BEGIN

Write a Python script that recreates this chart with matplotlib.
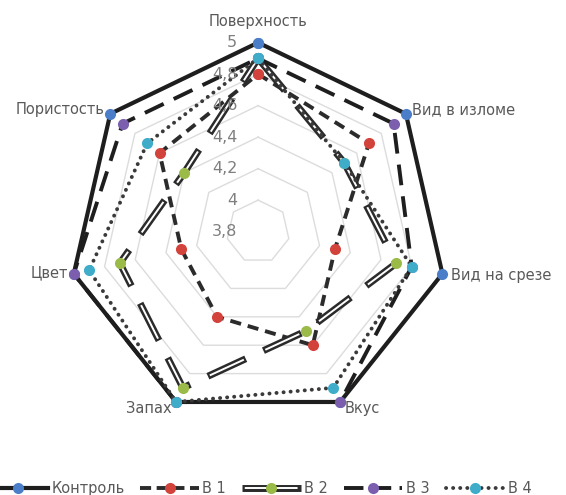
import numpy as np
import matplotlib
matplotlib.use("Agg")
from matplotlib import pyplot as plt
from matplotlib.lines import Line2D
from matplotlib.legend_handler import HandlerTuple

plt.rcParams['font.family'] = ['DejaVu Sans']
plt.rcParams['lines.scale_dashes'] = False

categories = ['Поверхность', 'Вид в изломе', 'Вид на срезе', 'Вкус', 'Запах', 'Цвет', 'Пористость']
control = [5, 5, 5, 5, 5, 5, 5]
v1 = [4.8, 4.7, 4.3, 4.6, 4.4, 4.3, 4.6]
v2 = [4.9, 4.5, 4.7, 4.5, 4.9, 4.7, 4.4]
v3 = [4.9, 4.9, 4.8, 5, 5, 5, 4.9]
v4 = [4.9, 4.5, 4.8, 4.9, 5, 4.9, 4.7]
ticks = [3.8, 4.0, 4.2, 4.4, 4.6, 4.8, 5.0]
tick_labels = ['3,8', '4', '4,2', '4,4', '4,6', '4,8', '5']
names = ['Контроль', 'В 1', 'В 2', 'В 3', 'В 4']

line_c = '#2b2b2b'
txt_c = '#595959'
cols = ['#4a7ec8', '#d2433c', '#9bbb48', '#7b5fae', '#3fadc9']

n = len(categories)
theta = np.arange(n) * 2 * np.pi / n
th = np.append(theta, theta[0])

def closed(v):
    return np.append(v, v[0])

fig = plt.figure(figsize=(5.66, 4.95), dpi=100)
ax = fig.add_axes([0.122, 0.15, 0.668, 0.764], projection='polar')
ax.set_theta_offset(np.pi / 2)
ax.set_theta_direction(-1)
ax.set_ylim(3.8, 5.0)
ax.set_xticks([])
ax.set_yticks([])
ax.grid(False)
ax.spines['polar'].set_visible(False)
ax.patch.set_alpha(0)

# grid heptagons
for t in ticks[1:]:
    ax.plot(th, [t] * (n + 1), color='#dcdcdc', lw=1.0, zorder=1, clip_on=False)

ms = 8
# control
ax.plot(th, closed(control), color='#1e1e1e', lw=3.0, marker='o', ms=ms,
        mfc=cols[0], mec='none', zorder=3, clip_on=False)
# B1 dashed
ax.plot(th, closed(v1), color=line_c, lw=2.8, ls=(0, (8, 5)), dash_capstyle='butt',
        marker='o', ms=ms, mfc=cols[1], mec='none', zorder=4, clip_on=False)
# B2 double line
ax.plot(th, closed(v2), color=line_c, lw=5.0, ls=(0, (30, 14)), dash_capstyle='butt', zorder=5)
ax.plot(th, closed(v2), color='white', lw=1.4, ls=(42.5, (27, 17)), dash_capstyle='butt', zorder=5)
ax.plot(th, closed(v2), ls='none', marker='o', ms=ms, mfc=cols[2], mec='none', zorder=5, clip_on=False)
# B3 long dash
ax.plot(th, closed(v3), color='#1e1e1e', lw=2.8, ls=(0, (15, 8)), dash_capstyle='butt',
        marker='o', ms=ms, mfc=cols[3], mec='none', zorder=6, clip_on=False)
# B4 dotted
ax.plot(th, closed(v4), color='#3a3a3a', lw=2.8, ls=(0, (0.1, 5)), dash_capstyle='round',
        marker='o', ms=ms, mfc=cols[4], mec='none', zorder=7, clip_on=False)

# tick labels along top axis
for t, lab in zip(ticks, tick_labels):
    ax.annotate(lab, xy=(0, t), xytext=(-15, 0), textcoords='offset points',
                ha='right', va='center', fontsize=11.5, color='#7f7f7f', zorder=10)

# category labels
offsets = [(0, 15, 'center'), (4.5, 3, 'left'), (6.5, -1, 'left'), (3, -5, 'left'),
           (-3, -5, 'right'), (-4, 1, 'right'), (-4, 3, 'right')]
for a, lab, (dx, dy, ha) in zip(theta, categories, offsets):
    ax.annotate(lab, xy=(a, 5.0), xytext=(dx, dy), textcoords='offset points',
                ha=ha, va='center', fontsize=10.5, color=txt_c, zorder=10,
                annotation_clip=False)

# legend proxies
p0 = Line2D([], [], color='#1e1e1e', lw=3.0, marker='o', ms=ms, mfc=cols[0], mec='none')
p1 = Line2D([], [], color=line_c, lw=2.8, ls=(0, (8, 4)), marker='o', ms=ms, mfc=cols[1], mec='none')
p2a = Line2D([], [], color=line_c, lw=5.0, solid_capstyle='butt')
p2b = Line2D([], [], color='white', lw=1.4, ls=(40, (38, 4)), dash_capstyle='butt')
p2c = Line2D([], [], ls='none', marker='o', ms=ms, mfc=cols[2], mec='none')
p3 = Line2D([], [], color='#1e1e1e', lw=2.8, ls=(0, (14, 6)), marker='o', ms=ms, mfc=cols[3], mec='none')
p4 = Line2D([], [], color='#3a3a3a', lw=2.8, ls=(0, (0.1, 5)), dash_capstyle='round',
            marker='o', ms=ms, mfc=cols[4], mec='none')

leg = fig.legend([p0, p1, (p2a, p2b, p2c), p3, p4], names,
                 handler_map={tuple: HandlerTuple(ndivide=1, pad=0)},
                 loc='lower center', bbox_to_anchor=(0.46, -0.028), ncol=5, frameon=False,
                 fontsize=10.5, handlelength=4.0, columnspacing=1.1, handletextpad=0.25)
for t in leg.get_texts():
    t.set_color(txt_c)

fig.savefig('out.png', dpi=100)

END
BEGIN

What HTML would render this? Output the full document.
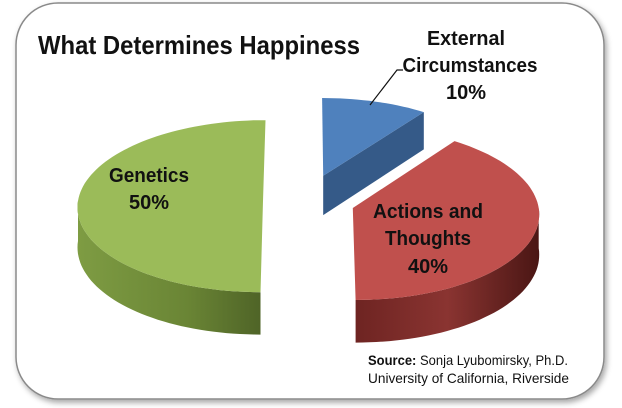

END

Leave the pictures out, and transcribe exactly the lines above starting at the one that contains "Write a Python" and ending at the one that contains "ax.plot(th, [t] *".

Write a Python script that recreates this chart with matplotlib.
import numpy as np
import matplotlib
matplotlib.use("Agg")
from matplotlib import pyplot as plt
from matplotlib.lines import Line2D
from matplotlib.legend_handler import HandlerTuple

plt.rcParams['font.family'] = ['DejaVu Sans']
plt.rcParams['lines.scale_dashes'] = False

categories = ['Поверхность', 'Вид в изломе', 'Вид на срезе', 'Вкус', 'Запах', 'Цвет', 'Пористость']
control = [5, 5, 5, 5, 5, 5, 5]
v1 = [4.8, 4.7, 4.3, 4.6, 4.4, 4.3, 4.6]
v2 = [4.9, 4.5, 4.7, 4.5, 4.9, 4.7, 4.4]
v3 = [4.9, 4.9, 4.8, 5, 5, 5, 4.9]
v4 = [4.9, 4.5, 4.8, 4.9, 5, 4.9, 4.7]
ticks = [3.8, 4.0, 4.2, 4.4, 4.6, 4.8, 5.0]
tick_labels = ['3,8', '4', '4,2', '4,4', '4,6', '4,8', '5']
names = ['Контроль', 'В 1', 'В 2', 'В 3', 'В 4']

line_c = '#2b2b2b'
txt_c = '#595959'
cols = ['#4a7ec8', '#d2433c', '#9bbb48', '#7b5fae', '#3fadc9']

n = len(categories)
theta = np.arange(n) * 2 * np.pi / n
th = np.append(theta, theta[0])

def closed(v):
    return np.append(v, v[0])

fig = plt.figure(figsize=(5.66, 4.95), dpi=100)
ax = fig.add_axes([0.122, 0.15, 0.668, 0.764], projection='polar')
ax.set_theta_offset(np.pi / 2)
ax.set_theta_direction(-1)
ax.set_ylim(3.8, 5.0)
ax.set_xticks([])
ax.set_yticks([])
ax.grid(False)
ax.spines['polar'].set_visible(False)
ax.patch.set_alpha(0)

# grid heptagons
for t in ticks[1:]:
    ax.plot(th, [t] * (n + 1), color='#dcdcdc', lw=1.0, zorder=1, clip_on=False)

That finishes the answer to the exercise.